Stephen Hawking’s God
In his best-selling book “A Brief History of Time”, physicist Stephen Hawking claimed that when physicists find the theory he and his colleagues are looking for - a so-called “theory of everything” - then they will have seen into “the mind of God”. Hawking is by no means the only scientist who has associated God with the laws of physics. Nobel laureate Leon Lederman, for example, has made a link between God and a subatomic particle known as the Higgs boson. Lederman has suggested that when physicists find this particle in their accelerators it will be like looking into the face of God. But what kind of God are these physicists talking about?
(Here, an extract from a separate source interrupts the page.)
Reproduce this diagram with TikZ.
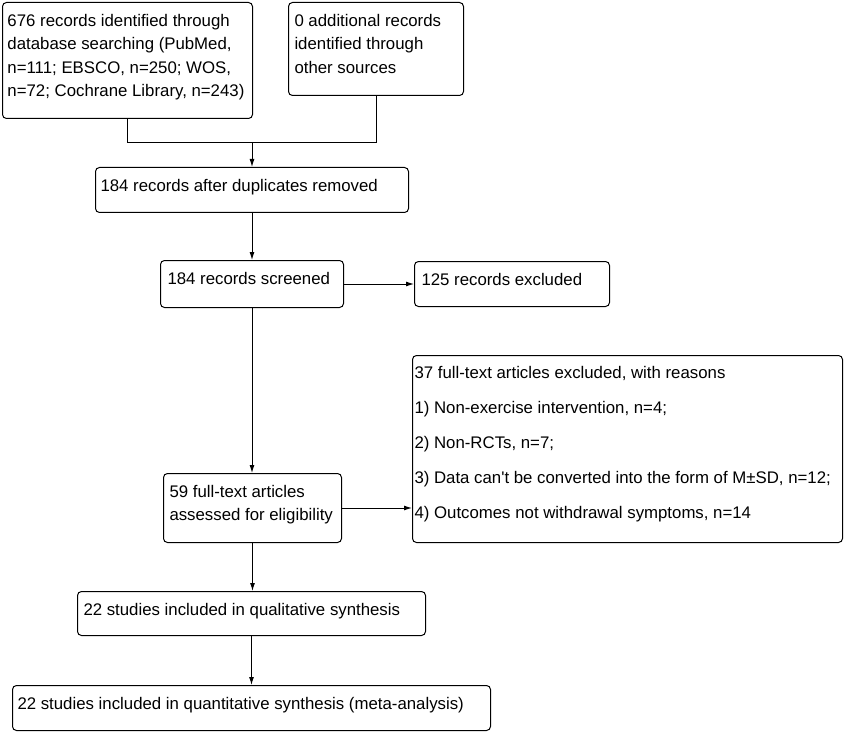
\documentclass[tikz,border=0pt]{standalone}
\usepackage{fontspec}
\setmainfont{Liberation Sans}
\usetikzlibrary{positioning,arrows.meta}

\newcommand{\boxtxt}[3]{\parbox[c][#2][t]{#1}{\rule{0pt}{24pt}#3}}

\tikzset{
  box/.style={draw, rounded corners=4pt, anchor=north west, inner xsep=6pt, inner ysep=0pt, line width=1pt},
  link/.style={line width=1pt},
  arr/.style={link, -{Latex[length=8pt,width=5pt]}}
}

\begin{document}
\begin{tikzpicture}[x=1pt, y=-1pt, font=\fontsize{16.8}{23.3}\selectfont]
\useasboundingbox (0,0) rectangle (844,733);
% identification
\node[box, inner xsep=5pt] (database) at (2,2) {\boxtxt{240pt}{116pt}{676 records identified through\\database searching (PubMed,\\n=111; EBSCO, n=250; WOS,\\n=72; Cochrane Library, n=243)}};
\node[box] (other) at (288,2) {\boxtxt{163pt}{93pt}{0 additional records\\identified through\\other sources}};
% screening
\node[box, inner xsep=5pt] (dedup) at (95,167) {\boxtxt{303pt}{45pt}{184 records after duplicates removed}};
\node[box, inner xsep=7pt] (screened) at (160,260) {\boxtxt{169pt}{47pt}{184 records screened}};
\node[box, inner xsep=7pt] (excluded) at (414,261) {\boxtxt{181pt}{45pt}{125 records excluded}};
% eligibility
\node[box] (fulltext) at (163,473) {\boxtxt{166pt}{69pt}{59 full-text articles\\assessed for eligibility}};
\node[box, inner xsep=2pt] (reasons) at (412,355) {\parbox[c][187pt][t]{426pt}{\fontsize{16.8}{35}\selectfont\rule{0pt}{23pt}37 full-text articles excluded, with reasons\\1) Non-exercise intervention, n=4;\\2) Non-RCTs, n=7;\\3) Data can\textquotesingle t be converted into the form of M±SD, n=12;\\4) Outcomes not withdrawal symptoms, n=14}};
% included
\node[box] (qualitative) at (77,591) {\boxtxt{336pt}{44pt}{22 studies included in qualitative synthesis}};
\node[box, inner xsep=5pt] (quantitative) at (12,685) {\boxtxt{468pt}{45pt}{22 studies included in quantitative synthesis (meta-analysis)}};

\coordinate (join) at ([yshift=24pt]dedup.north);
\draw[link] (database.south) |- (join);
\draw[link] (other.south) |- (join);
\draw[arr] (join) -- (dedup.north);
\draw[arr] (dedup) -- (screened);
\draw[arr] (screened) -- (excluded);
\draw[arr] (screened.south) -- (screened.south |- fulltext.north);
\draw[arr] (fulltext.east) -- (fulltext.east -| reasons.west);
\draw[arr] (fulltext.south) -- (fulltext.south |- qualitative.north);
\draw[arr] (qualitative) -- (quantitative);
\end{tikzpicture}
\end{document}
Theoretical physicist and Nobel laureate Steven Weinberg suggests that in fact this is not much of a God at all. Weinberg notes that traditionally the word “God” has meant “an interested personality”. But that is not what Hawking and Lederman mean. Their “god”, he says, is really just “an abstract principle of order and harmony”, a set of mathematical equations. Weinberg questions then why they use the word “god” at all. He makes the rather profound point that “if language is to be of any use to us, then we ought to try and preserve the meaning of words, and ‘god’ historically has not meant the laws of nature.” The question of just what is “God” has taxed theologians for thousands of years; what Weinberg reminds us is to be wary of glib definitions.
God and Time
In his book “A Brief History of Time” physicist Stephen Hawking made the claim that if his “no-boundary cosmology” was correct then there would be no need for a creator. His cosmological model proposes that there was no precise moment when the universe “began”, because there was no precise moment when time began. Because of that Hawking, claimed, there would be no role for a creator. In Hawking’s model, the quality called time emerged out of a kind of quantum fuzz in which there was, at least at the initial moment of the big bang, an “imaginary” component of time. This term, does not mean a kind of Alice-in-Wonderland time, it has a precise mathematical meaning - relating to what are called complex numbers. The details of imaginary time are not important, what matters rather is Hawking’s notion that time as we know it did not begin at a specific point, but gradually emerged from something more complex. According to Hawking, the universe did not begin “in” time, rather time itself came into being with the universe.
But if Hawking sees this as an argument against a creator, physicist and theologian Robert Russell begs to differ. Russell points out that Hawking’s idea is very similar to the idea proposed over 1500 years ago by the great early Christian theologian, Saint Augustine. Augustine too declared that the universe was not created in time, but rather with time. As Russell notes, here is a beautiful instance where classic theology and contemporary science are very much in sync with one another. “You have an interesting picture of two very different cultures,” he says, “but a similar intellectual question being asked in both cases.” And, moreover, similar answers being given. What this shows us, Russell says, is that “Hawking is actually our ally, theologically, because he tells us that the notion of a finite universe as the creation of God can be sustained, whether or not it has a beginning point.”